Source code of charts
□ □ □

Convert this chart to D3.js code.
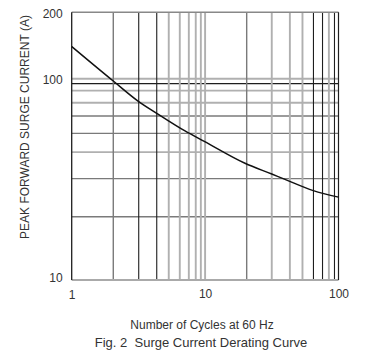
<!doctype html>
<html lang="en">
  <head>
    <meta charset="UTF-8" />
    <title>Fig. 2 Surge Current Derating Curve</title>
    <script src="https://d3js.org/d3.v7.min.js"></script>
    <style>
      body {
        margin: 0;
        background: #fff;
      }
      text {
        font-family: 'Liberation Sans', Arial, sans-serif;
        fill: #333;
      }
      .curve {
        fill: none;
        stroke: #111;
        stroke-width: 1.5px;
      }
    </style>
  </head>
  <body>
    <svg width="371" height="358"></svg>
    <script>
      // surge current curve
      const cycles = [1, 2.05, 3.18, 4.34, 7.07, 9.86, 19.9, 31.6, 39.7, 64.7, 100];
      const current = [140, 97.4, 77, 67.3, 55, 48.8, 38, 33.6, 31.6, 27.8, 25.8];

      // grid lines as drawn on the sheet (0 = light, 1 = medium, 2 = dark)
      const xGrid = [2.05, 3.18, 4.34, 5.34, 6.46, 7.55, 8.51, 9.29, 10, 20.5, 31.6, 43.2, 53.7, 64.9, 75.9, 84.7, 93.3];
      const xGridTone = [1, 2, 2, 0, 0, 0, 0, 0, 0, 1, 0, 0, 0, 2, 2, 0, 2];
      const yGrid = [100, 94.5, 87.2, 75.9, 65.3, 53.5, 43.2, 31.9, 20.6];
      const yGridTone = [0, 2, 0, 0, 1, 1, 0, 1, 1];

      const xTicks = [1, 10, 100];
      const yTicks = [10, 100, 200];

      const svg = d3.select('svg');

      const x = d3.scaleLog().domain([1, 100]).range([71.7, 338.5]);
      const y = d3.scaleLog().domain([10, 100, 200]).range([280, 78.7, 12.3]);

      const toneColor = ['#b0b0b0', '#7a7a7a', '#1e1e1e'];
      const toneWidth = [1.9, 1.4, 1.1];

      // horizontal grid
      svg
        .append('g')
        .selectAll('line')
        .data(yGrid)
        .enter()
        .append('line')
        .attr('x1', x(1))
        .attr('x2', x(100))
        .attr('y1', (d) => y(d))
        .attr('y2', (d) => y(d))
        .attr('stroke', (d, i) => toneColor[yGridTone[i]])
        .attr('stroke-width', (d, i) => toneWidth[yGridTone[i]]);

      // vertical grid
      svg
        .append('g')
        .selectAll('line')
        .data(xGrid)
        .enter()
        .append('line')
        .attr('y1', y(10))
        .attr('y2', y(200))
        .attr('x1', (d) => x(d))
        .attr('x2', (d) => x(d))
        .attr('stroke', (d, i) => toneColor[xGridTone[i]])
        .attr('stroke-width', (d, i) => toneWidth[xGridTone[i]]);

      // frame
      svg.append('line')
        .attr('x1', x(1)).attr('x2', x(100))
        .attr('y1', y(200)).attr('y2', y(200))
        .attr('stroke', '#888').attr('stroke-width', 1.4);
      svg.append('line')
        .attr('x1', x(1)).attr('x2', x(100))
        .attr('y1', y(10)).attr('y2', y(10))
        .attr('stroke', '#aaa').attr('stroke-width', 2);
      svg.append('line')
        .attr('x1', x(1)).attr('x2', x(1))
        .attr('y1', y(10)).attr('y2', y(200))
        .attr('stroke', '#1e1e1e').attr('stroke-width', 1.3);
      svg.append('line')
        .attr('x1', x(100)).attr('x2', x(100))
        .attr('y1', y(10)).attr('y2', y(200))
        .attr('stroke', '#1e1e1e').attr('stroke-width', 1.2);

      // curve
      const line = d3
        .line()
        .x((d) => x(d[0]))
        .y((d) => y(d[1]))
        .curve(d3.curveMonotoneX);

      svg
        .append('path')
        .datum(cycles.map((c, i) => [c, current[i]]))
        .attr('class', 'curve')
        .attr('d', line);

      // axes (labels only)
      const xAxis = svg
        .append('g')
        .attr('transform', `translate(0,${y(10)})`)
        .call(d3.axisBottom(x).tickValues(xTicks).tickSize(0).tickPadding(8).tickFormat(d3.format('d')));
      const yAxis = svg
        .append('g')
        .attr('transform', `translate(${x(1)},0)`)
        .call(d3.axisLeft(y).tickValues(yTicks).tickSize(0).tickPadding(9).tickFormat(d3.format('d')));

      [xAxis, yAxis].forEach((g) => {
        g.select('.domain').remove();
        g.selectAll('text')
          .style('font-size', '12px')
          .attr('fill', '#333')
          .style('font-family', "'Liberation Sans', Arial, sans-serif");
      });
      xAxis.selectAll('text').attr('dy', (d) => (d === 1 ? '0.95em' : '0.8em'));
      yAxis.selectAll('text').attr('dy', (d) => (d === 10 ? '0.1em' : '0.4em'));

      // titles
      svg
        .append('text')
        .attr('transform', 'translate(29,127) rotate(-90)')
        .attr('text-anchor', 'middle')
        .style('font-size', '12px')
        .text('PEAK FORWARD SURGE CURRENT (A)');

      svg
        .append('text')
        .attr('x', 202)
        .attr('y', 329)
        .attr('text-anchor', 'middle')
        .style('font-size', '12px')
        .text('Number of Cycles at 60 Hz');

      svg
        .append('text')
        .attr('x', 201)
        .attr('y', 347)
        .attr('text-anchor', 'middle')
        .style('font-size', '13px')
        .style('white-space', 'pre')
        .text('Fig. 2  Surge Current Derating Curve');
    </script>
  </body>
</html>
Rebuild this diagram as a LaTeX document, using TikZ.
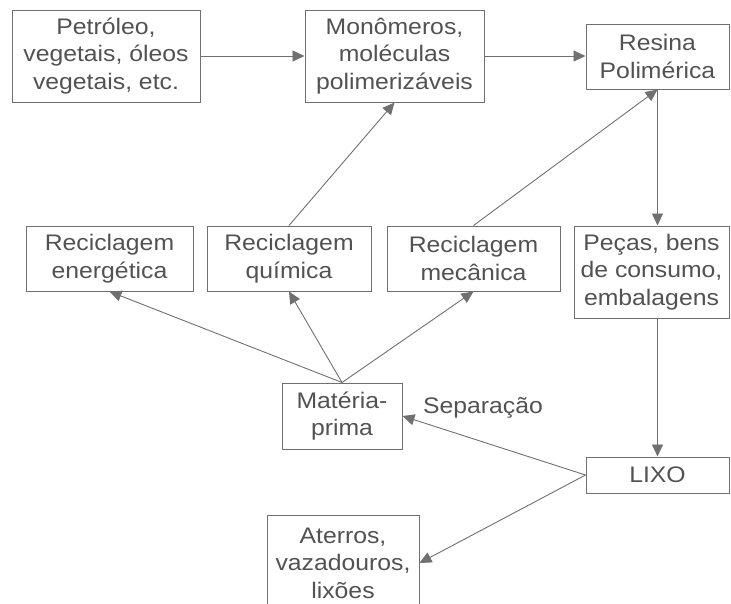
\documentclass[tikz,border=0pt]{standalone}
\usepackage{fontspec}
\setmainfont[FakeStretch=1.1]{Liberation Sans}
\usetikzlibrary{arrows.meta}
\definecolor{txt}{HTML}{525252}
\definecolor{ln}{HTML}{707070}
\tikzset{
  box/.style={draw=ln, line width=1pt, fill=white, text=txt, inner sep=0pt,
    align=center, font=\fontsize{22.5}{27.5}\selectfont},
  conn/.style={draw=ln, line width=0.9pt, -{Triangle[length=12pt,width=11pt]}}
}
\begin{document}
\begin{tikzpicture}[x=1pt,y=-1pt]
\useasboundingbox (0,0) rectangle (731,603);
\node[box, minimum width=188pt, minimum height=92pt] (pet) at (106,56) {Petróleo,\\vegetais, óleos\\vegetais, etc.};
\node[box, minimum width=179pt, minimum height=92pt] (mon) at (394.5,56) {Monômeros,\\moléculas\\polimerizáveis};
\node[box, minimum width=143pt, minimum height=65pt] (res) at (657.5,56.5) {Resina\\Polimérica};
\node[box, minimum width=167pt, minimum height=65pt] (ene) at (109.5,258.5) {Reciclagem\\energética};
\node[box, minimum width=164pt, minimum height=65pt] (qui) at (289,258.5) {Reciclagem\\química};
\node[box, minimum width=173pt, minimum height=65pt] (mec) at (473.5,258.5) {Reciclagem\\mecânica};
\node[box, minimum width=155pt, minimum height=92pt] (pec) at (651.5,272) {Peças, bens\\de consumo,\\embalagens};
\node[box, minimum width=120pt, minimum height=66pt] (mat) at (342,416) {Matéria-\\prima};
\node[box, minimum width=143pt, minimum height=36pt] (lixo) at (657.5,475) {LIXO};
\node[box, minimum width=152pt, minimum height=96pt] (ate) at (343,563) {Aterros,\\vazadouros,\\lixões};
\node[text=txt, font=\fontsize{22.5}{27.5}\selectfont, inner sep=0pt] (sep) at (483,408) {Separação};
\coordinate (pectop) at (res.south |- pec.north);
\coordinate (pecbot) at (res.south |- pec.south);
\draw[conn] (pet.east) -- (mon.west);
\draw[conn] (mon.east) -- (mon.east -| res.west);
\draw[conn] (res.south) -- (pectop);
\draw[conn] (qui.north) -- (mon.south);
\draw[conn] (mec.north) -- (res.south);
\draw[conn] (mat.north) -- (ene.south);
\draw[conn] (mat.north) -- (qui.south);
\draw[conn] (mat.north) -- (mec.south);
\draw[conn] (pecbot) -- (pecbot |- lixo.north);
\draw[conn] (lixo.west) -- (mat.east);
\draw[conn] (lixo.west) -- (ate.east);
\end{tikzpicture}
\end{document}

□ □ □

§ Task requirements
Copy nothing but the lines from the top of the material through the line holding "31.6, 27.8, 25.8];", exactly as written; omit pictures.

§ Completed task
Convert this chart to D3.js code.
<!doctype html>
<html lang="en">
  <head>
    <meta charset="UTF-8" />
    <title>Fig. 2 Surge Current Derating Curve</title>
    <script src="https://d3js.org/d3.v7.min.js"></script>
    <style>
      body {
        margin: 0;
        background: #fff;
      }
      text {
        font-family: 'Liberation Sans', Arial, sans-serif;
        fill: #333;
      }
      .curve {
        fill: none;
        stroke: #111;
        stroke-width: 1.5px;
      }
    </style>
  </head>
  <body>
    <svg width="371" height="358"></svg>
    <script>
      // surge current curve
      const cycles = [1, 2.05, 3.18, 4.34, 7.07, 9.86, 19.9, 31.6, 39.7, 64.7, 100];
      const current = [140, 97.4, 77, 67.3, 55, 48.8, 38, 33.6, 31.6, 27.8, 25.8];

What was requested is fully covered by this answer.